It’s fun to be on the winning side of a fight, even if someone else gets to land the knockout punch. Yesterday the U.S. Court of Appeals for the Federal Circuit dismissed as moot the case of FLFMC, LLC, v. Wham‑O, in which I and Cato’s Center for Constitutional Studies had entered an amicus brief on the side of toymaker defendant Wham‑O. The Western District of Pennsylvania federal court had agreed with our position that the qui tam (bounty-hunter) provision of the false marking statute was unconstitutional; the Federal Circuit heard argument on the issue, but before it could rule the U.S. Congress resolved the controversy by wisely acting, as part of its patent reform bill, to do away with the whole cottage legal industry of bounty-hunting litigation over false patent marking.
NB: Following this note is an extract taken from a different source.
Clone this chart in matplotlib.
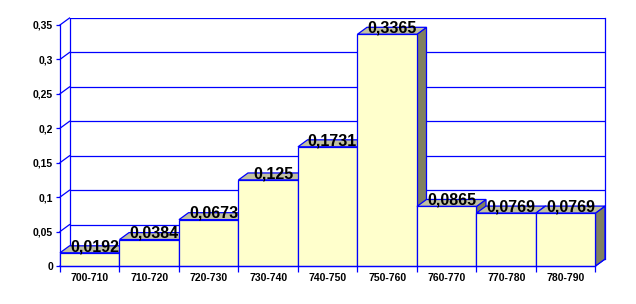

For those who came in late, federal law had long provided that anyone could sue a manufacturer that wrongly claims patent protection for its product, and collect a minor award ($500) so as to help defray the cost of bringing the action. In a 2009 case, a federal court shocked the business world by ruling that the $500 bounty should be construed as per mismarked item sold — meaning that a company that had mismarked a million paper cups or mascara applicators might owe hundreds of millions of dollars. Entrepreneurial lawyers rushed to file more than a thousand lawsuits, most of them aimed at companies that had gone on selling products with a marking after a given patent had expired. (More background here, here, and generally here at my Overlawyered site.) The constitutional issue arose because the overall setup, like the unlamented “independent counsel” scheme, delegated to private attorneys too much of the government’s distinctive law enforcement authority, an authority that in this case is essentially criminal rather than civil in nature, given the Powerball penalties to be applied with no showing of harm to either consumers or competitors.
It would have been nice to get the Federal Circuit on record agreeing with this line of reasoning, which had persuaded a number of lower courts. But what happened instead was in its own way equally satisfying. Congress specified in its patent bill last month that wholly uninjured bystanders do not have standing to pursue false marking cases, and that expired markings, without more, are not “false.” It also explicitly applied these principles to pending cases, generally seen as a choice that is within its discretion to make in cases in which, as here, no one is suing over an privately vested property right.
Around the country, many a manufacturer can now heave a sigh of relief at not having to sign its future over to lawyers. And Cato can move on to more fights over classical liberal principle in its very successful amicus program, about which you can learn more here.
P.S. Almost forgot to thank the real heroes of the adventure, the ones who wrote and edited the Wham‑O brief: Paul Wolfson and Pamela Bookman at Wilmer Hale, and Ilya Shapiro and Michael Wilt at Cato.